Updated: Nov 15
Sports can teach us a lot about life and business. Take the story of Vasyli Lomachenko, the Ukrainian boxer. Lomachenko is an incredible athlete (and former lightweight champion) who has taken an unorthodox approach to his development, career and even his boxing style (for example, he’s a right-handed southpaw - go figure).
As a youth, he intentionally paused his boxing training to take up Russian dancing and gymnastics in order to develop his overall athletic ability. And later, despite having a phenomenal record as an amatuer boxer (396 wins, 1 loss), he resisted the temptation of becoming a young prizefighter (securing millions of dollars) to instead further develop his craft and achieve his dream of winning an Olympic medal.
After winning Olympic gold at Beijing 2008, he again resisted the temptation of benefitting financially and becoming a pro to instead make history by winning another gold medal at the following Olympics - pretty much unheard of in boxing.
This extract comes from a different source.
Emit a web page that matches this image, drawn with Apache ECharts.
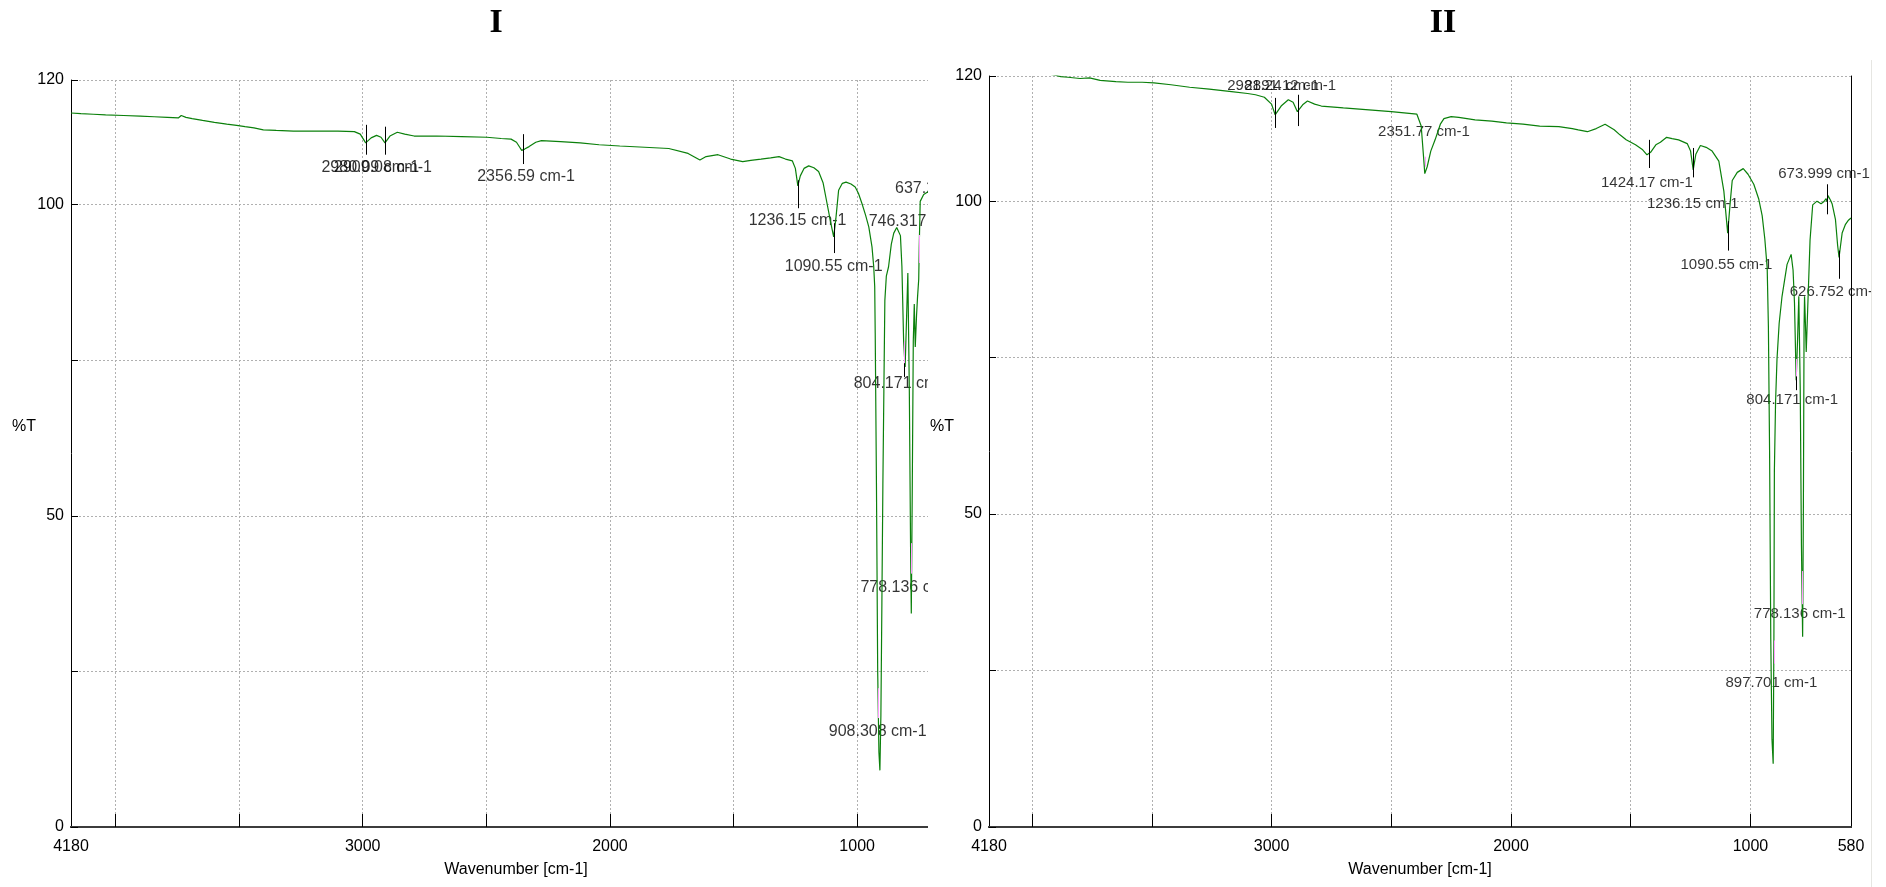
<!DOCTYPE html>
<html>
<head>
<meta charset="utf-8">
<title>FTIR spectra I and II</title>
<script src="https://cdn.jsdelivr.net/npm/echarts@6.0.0/dist/echarts.min.js"></script>
<style>
  html, body { margin: 0; padding: 0; background: #fff; }
  #page { position: relative; width: 1886px; height: 887px; overflow: hidden; background: #fff; }
  .clip { position: absolute; top: 0; height: 887px; overflow: hidden; }
  #clipI { left: 0; width: 928px; }
  #clipII { left: 930px; width: 941px; }
  #chartI { width: 1000px; height: 887px; }
  #chartII { width: 941px; height: 887px; }
  #edge { position: absolute; left: 1871px; top: 60px; width: 1px; height: 827px; background: #e6e6e2; }
</style>
</head>
<body>
<div id="page">
  <div class="clip" id="clipI"><div id="chartI"></div></div>
  <div class="clip" id="clipII"><div id="chartII"></div></div>
  <div id="edge"></div>
</div>
<script>
// axis ticks and labels
var wavenumberTicks = [1000, 1500, 2000, 2500, 3000, 3500, 4000];
var wavenumberLabels = [4180, 3000, 2000, 1000, 580];
var transmittanceLabels = [0, 50, 100, 120];

// spectrum I : [wavenumber, %T]
var spectrumI = [
  [4180,114.7],[4140,114.6],[4090,114.5],[4040,114.4],[3967,114.3],[3900,114.2],[3844,114.1],
  [3790,114.0],[3746,113.9],[3734,114.3],[3715,114.0],[3690,113.8],[3648,113.5],[3600,113.2],
  [3550,112.9],[3510,112.7],[3476,112.5],[3440,112.3],[3402,112.0],[3350,111.9],[3280,111.8],
  [3182,111.8],[3100,111.8],[3034,111.7],[3010,111.3],[2988,109.9],[2966,110.7],[2944,111.1],
  [2926,110.8],[2910,109.9],[2890,111.0],[2860,111.6],[2830,111.3],[2792,111.0],[2700,111.0],
  [2600,110.9],[2498,110.8],[2440,110.6],[2400,110.5],[2378,110.0],[2365,109.2],[2357,108.7],
  [2345,108.9],[2327,109.3],[2300,110.0],[2277,110.25],[2200,110.1],[2120,109.9],[2044,109.6],
  [1960,109.4],[1860,109.2],[1762,109.0],[1684,108.2],[1636,107.15],[1611,107.7],[1563,108.0],
  [1512,107.3],[1463,106.9],[1430,107.1],[1389,107.3],[1350,107.5],[1316,107.7],[1290,107.3],
  [1262,107.0],[1250,105.8],[1240,103.0],[1230,104.6],[1215,105.8],[1196,106.2],[1175,105.9],
  [1156,105.3],[1138,103.5],[1122,100.2],[1108,97.3],[1095,94.8],[1086,97.8],[1075,102.3],
  [1060,103.4],[1045,103.6],[1025,103.3],[1008,102.8],[995,101.8],[981,100.2],[966,98.3],
  [953,96.4],[940,93.2],[933,90.0],[929,86.8],[927,79.3],[922,55],[917,25],[912,12],[908,9.1],
  [904,18],[900,36],[896,55],[892,70],[888,84.6],[882,88.5],[873,90.0],[862,93.6],[852,95.4],
  [840,96.3],[832,96.4],[825,95.0],[819,90.0],[812,78.0],[806,73.9],[800,82],[795,89],[789,70],
  [784,45],[781,34.3],[777,55],[773,78],[769,84],[765,77.1],[760,82],[756,85],[751,88],[749,93],
  [745,100.5],[731,101.6],[715,102.0],[698,102.3],[685,102.6]
];

// spectrum II : [wavenumber, %T]
var spectrumII = [
  [4180,122.0],[4000,120.8],[3900,120.1],[3880,119.9],[3850,119.8],[3800,119.6],[3760,119.7],
  [3716,119.3],[3650,119.1],[3600,119.0],[3540,119.0],[3491,118.9],[3420,118.6],[3342,118.2],
  [3260,117.9],[3167,117.5],[3100,117.2],[3067,117.0],[3030,116.6],[3000,115.5],[2985,113.8],
  [2960,115.2],[2930,116.2],[2910,115.8],[2892,114.3],[2870,115.4],[2850,116.0],[2820,115.5],
  [2792,115.2],[2700,114.9],[2593,114.6],[2500,114.3],[2393,113.9],[2375,112.0],[2365,107.0],
  [2360,104.4],[2350,105.5],[2335,108.0],[2317,109.8],[2295,112.3],[2280,113.2],[2250,113.5],
  [2218,113.4],[2150,113.0],[2080,112.8],[2019,112.5],[1950,112.3],[1880,112.0],[1800,111.9],
  [1744,111.6],[1719,111.4],[1681,111.1],[1644,111.6],[1607,112.3],[1569,111.4],[1545,110.6],
  [1519,109.8],[1480,109.0],[1450,108.2],[1432,107.4],[1417,107.8],[1395,109.0],[1376,109.4],
  [1350,110.2],[1327,110.0],[1300,109.8],[1264,109.2],[1250,108.0],[1239,105.0],[1228,107.5],
  [1209,108.9],[1185,108.6],[1160,108.0],[1132,106.4],[1111,101.6],[1095,94.9],[1084,100.0],
  [1076,103.3],[1055,104.6],[1030,105.2],[1010,104.3],[986,102.7],[965,100.3],[951,97.7],
  [940,94.0],[930,89.3],[925,80],[920,60],[915,30],[910,14],[905,10.1],[902,30],[900,56.9],
  [895,68],[889,74.8],[880,80.5],[868,84.8],[847,89.9],[830,91.5],[822,89],[816,83.7],[809,71.4],
  [803,78],[798,84.8],[792,70],[787,45],[782,30.4],[779,50],[776,80],[774,84.8],[770,80],
  [767,75.9],[761,82.6],[751,93.8],[740,99.4],[722,100.0],[705,99.6],[694,99.9],[684,100.4],
  [680,99.9],[676,100.9],[672,100.7],[665,100.1],[659,99.6],[645,97.1],[636,93.0],[630,91.0],
  [624,92.8],[617,94.9],[603,96.3],[592,96.9],[580,97.3]
];

// peak marker ticks : [wavenumber, top %T, bottom %T]
var peakTicksI = [[2985,112.8,108.0],[2910,112.5,108.0],[2351,111.3,106.5],[1237,103.9,99.4],[1091,97.0,92.2],[809,74.5,72.3]];
var peakTicksII = [[2983,116.5,111.7],[2890,117.0,112.0],[1424,109.8,105.3],[1238,108.5,103.8],[1093,96.8,92.1],[680,102.7,97.9],[628,92.1,87.6],[809,72.0,69.8]];

// pink highlight segments on the trace : [wavenumber, top %T, bottom %T]
var pinkI = [[1237,103.3,101.8],[1093,95.1,94.0],[749,95.1,90.6],[810,78.0,74.5],[781,45.6,40.7],[913,22.3,17.5]];
var pinkII = [[2358,107.1,105.5],[1239,105.5,104.1],[1094,96.3,94.0],[809,74.8,71.4],[783,40.9,35.6],[901,29.8,26.1],[629,91.0,88.2]];

// peak labels : [wavenumber where text starts, %T, text]
var peakTextI = [
  [3167,105.9,'2980.09 cm-1'],[3116,105.9,'2909.08 cm-1'],[2537,104.5,'2356.59 cm-1'],
  [1439,97.4,'1236.15 cm-1'],[1293,90.1,'1090.55 cm-1'],[953.5,97.2,'746.317 cm-1'],
  [847,102.6,'637.233 cm-1'],[1014,71.3,'804.171 cm-1'],[987,38.4,'778.136 cm-1'],
  [1115,15.4,'908.308 cm-1']
];
var peakTextII = [
  [3185,118.5,'2981.24 cm-1'],[3113,118.5,'2891.12 cm-1'],[2555,111.1,'2351.77 cm-1'],
  [1624,102.9,'1424.17 cm-1'],[1432,99.5,'1236.15 cm-1'],[1292,89.8,'1090.55 cm-1'],
  [884,104.3,'673.999 cm-1'],[836,85.5,'626.752 cm-1'],[1017,68.2,'804.171 cm-1'],
  [986,34.0,'778.136 cm-1'],[1104,23.0,'897.701 cm-1']
];

var sansFont = "'Liberation Sans', Arial, sans-serif";
var gridLine = { show: true, lineStyle: { color: '#b0b0b0', width: 1, type: [2, 2] } };

function verticalMarks(list, color) {
  return list.map(function (m) {
    return [
      { coord: [m[0], m[1]], lineStyle: { color: color, width: 1, type: 'solid' } },
      { coord: [m[0], m[2]] }
    ];
  });
}

function buildOption(cfg) {
  return {
    animation: false,
    grid: { left: cfg.left, top: cfg.top, width: cfg.width, height: cfg.height },
    graphic: [
      { type: 'text', x: cfg.titleX, y: 23, silent: true,
        style: { text: cfg.title, fill: '#000', font: "bold 34px 'Liberation Serif', 'Times New Roman', serif",
                 align: 'center', verticalAlign: 'middle', textAlign: 'center', textVerticalAlign: 'middle' } },
      { type: 'text', x: cfg.unitX, y: 427, silent: true,
        style: { text: '%T', fill: '#000', font: '16px ' + sansFont,
                 align: 'center', verticalAlign: 'middle', textAlign: 'center', textVerticalAlign: 'middle' } }
    ],
    xAxis: [
      {
        type: 'value', min: 580, max: 4180, inverse: true, position: 'bottom',
        name: 'Wavenumber [cm-1]', nameLocation: 'middle', nameGap: 35,
        nameTextStyle: { fontFamily: sansFont, fontSize: 16, color: '#000' },
        axisLine: { lineStyle: { color: '#000', width: 2 } },
        axisTick: { inside: true, length: 13, customValues: wavenumberTicks, lineStyle: { color: '#000', width: 1 } },
        axisLabel: {
          customValues: wavenumberLabels, margin: 12, fontFamily: sansFont, fontSize: 16, color: '#000',
          formatter: function (v) { return String(v); }
        },
        splitLine: gridLine
      },
      {
        type: 'value', min: 580, max: 4180, inverse: true, position: 'top',
        axisLine: { lineStyle: { color: '#3c3c3c', width: 2 } },
        axisTick: { show: false }, axisLabel: { show: false }, splitLine: { show: false }
      }
    ],
    yAxis: [
      {
        type: 'value', min: 0, max: 120, interval: 25,
        axisLine: { show: true, lineStyle: { color: '#000', width: 1 } },
        axisTick: { show: true, inside: true, length: 7, lineStyle: { color: '#000' } },
        axisLabel: {
          margin: 7, fontFamily: sansFont, fontSize: 16, color: '#000',
          formatter: function (v) { return transmittanceLabels.indexOf(v) >= 0 ? String(v) : ''; }
        },
        splitLine: gridLine
      },
      {
        type: 'value', min: 0, max: 120, position: 'right', show: cfg.rightBorder,
        axisLine: { show: true, lineStyle: { color: '#000', width: 1 } },
        axisTick: { show: false }, axisLabel: { show: false }, splitLine: { show: false }
      }
    ],
    series: [
      {
        type: 'line', data: cfg.spectrum, symbol: 'none', showSymbol: false,
        lineStyle: { color: '#0b800b', width: 1.2 }, silent: true, clip: true,
        markLine: {
          silent: true, animation: false, symbol: ['none', 'none'],
          label: { show: false }, emphasis: { disabled: true },
          data: verticalMarks(cfg.pink, '#ff9cff').concat(verticalMarks(cfg.ticks, '#000'))
        }
      },
      {
        type: 'scatter', data: cfg.labels, symbolSize: 0, silent: true,
        label: {
          show: true, position: 'right', distance: 0,
          fontFamily: sansFont, fontSize: cfg.peakFont, color: '#000',
          formatter: function (p) { return p.data[2]; }
        }
      }
    ]
  };
}

var chartI = echarts.init(document.getElementById('chartI'));
chartI.setOption(buildOption({
  left: 71, top: 80, width: 890, height: 747,
  title: 'I', titleX: 496, unitX: 24, rightBorder: false, peakFont: 16,
  spectrum: spectrumI, ticks: peakTicksI, pink: pinkI, labels: peakTextI
}));

var chartII = echarts.init(document.getElementById('chartII'));
chartII.setOption(buildOption({
  left: 59, top: 76, width: 862, height: 751,
  title: 'II', titleX: 513, unitX: 12, rightBorder: true, peakFont: 15,
  spectrum: spectrumII, ticks: peakTicksII, pink: pinkII, labels: peakTextII
}));
</script>
</body>
</html>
But what really sets Lomachenko apart in his field is his approach to mental preparation. After turning professional and signing a lucrative contract, he did not spend but rather ‘invested’ his income wisely; and, put together a development team that included a full-time psychologist who would be responsible for his mental approach, analysis, development, and improvement.
This approach involved mental training methods that helped Lomachenko improve his reaction times, ability to read and memorize patterns, and mental endurance.
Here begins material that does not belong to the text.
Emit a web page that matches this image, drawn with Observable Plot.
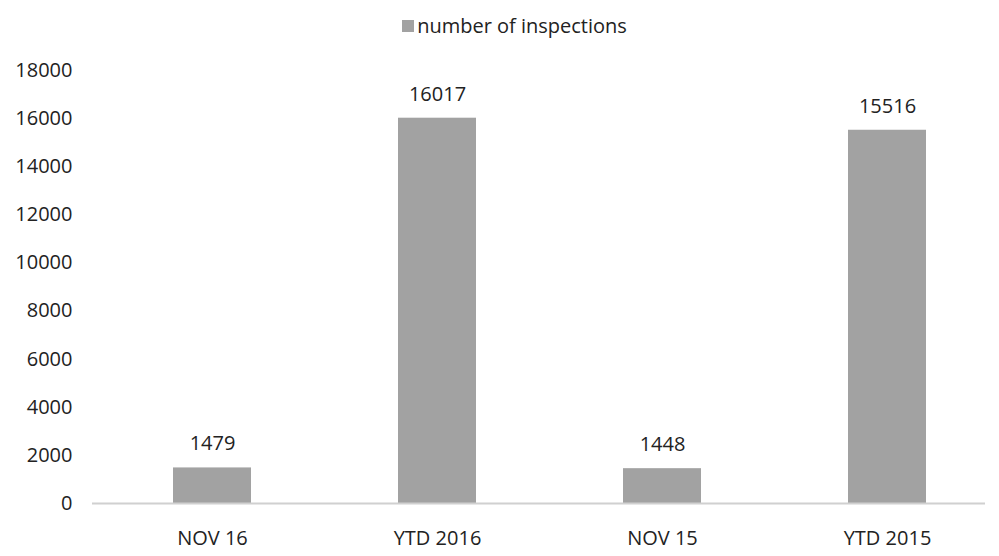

One specific area of focus was improving Lomachenko's decision-making speed during fights. Studying hours of video footage, the psychologist identified the opportunity to improve Lomachenko's ability to read patterns in his opponents and apply the correct combination at the right time.
To address this, the psychologist designed mental training methods that included solving math problems that relied on pattern recognition, reading movement, and memorizing formulas. By measuring Lomachenko's decision-making speed at the start and end of his physical training, they were able to improve his mental endurance, decision-making speed and effectiveness, even when tired.
This approach gave Lomachenko a massive advantage over his opponents and earned him the nickname "The Matrix" as he would seemingly have the ability to see things in slow motion and react with incredible speed. So, what can we learn from Lomachenko's approach to training? One lesson is the importance of being open to unorthodox approaches. Another lesson is the importance of data and analysis. But, we also remind ourselves that a sound approach to listening, extracting insights and taking action is critical - for competition in sports, yes, but also for creating a positive employee experience (EX) and customer experience (CX).
So, what can take from Lomachenko's approach to mental training and apply it to our own organisations? Here’s a three punch combination to consider … the three As:
1.Attitude - Set Up to Listen in the Right Way
Lomachenko's team was set up to listen to him in the right way. They had a solid listening approach that allowed them to uncover insights and act on them to improve. In business, having an employee voice is only truly useful if there is a culture of listening. Leaders need to create a culture where employees feel comfortable sharing their feedback and ideas. This requires an open-door policy, regular check-ins, and a willingness to act on feedback.
2. Analysis - Extracting Insights and Recommending Solutions
Lomachenko's psychologist was responsible for analyzing his mental approach, gathering data, uncovering insights, and designing solutions. In business, leaders need to have the right people or process for making sense of employee feedback. This involves analyzing data, identifying trends, and recommending solutions. Having a dedicated EX team can help organizations extract insights from employee feedback and take action to improve the employee experience.
3. Approach - Take Action, Sometimes in Unorthodox Ways
Lomachenko's team took an unorthodox approach to mental training. They gave him math problems that relied on pattern recognition, reading movement, and memorizing formulas. This approach helped Lomachenko improve his decision-making ability and mental endurance, giving him an advantage over his opponents. In business, organizations need to take action to improve the employee experience. This may involve taking unorthodox approaches to training, communication, or work practices. Leaders need to be willing to try new things and take risks to improve the EX.
I like this example and that Vasyli Lomachenko teaches us that mental training is just as important as physical training … even in what you’d imagine was the physical setting there could be … fighting.
In business, mental training is essential for creating a positive EX and CX. Leaders need to create a culture of listening, have the right people or process for analysing employee feedback, and be willing to take action, sometimes in unorthodox ways. By doing so, organizations can improve the employee experience, gain an advantage over competitors, and win.